Toney River is a community in the Canadian province of Nova Scotia, located at the mouth of the Toney River in Pictou County. The river has a deep, narrow estuary which has been improved seaward of the Sunrise Trail bridge as a harbour including moorings for about a dozen fishing boats. The community is named after a Mi'kmaq chief who is reported to have signed the Halifax Treaties in 1761.

==History==
Captain Toney, for whom the river and community was named, was an Acadian trader, who moored his ship at the mouth of the river to trade with the Mi'kmaq. He sailed along the coast from Quebec to New England exchanging the furs he received from the Mi'kmaq for food and manufactured goods.
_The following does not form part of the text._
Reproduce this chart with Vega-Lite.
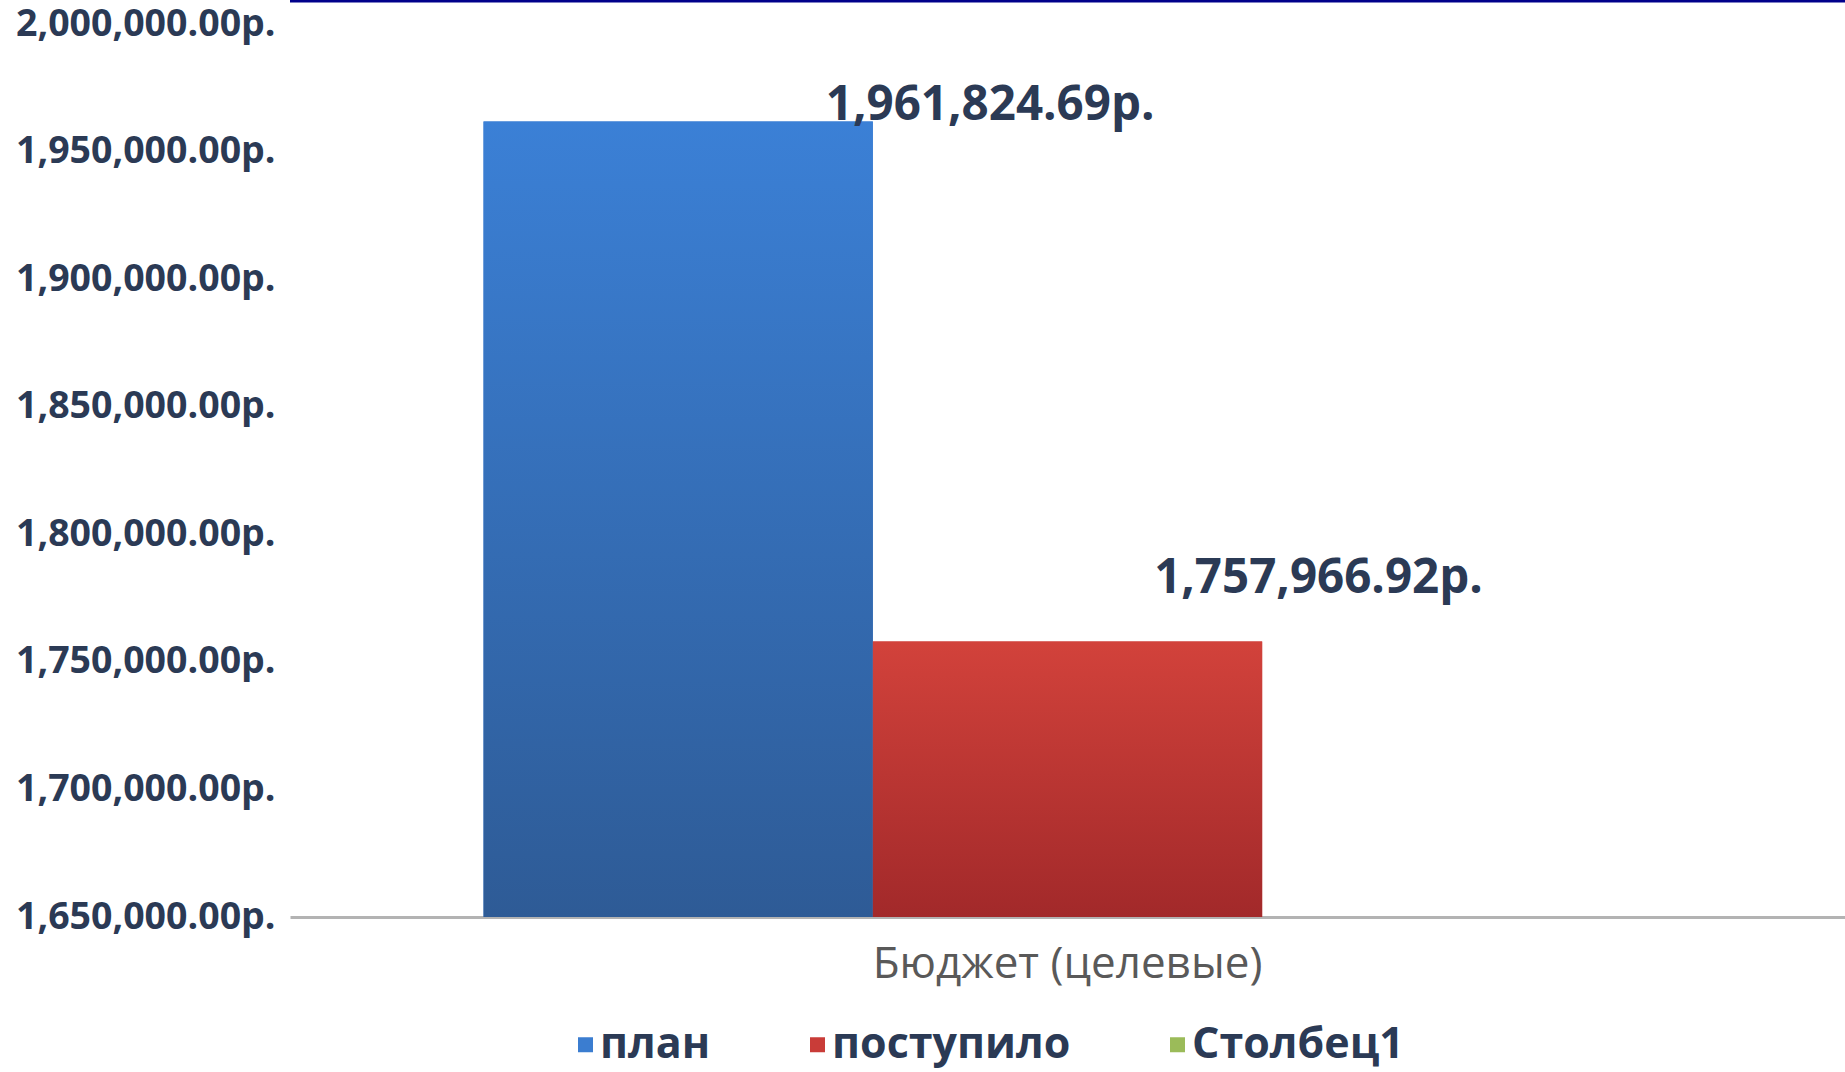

Although he might have preferred to remain neutral to continue this trading profession, the English considered him an enemy during the French and Indian War. (Toney may be the Mi'kmaq interpretation of Tourneur.) At the conclusion of hostilities, Captain Toney used his knowledge of the languages learned while trading to negotiate peace with the English for his Mi'kmaq trading partners. The Mi'kmaq sheltered Captain Toney as a member of their tribe so he might avoid the Acadian Expulsion. Toney River became part of the Philadelphia grant where the early Huguenot settlers remembered Captain Toney's name as Ledurney. (Ledurney is possibly their translation of Le Tourneur.)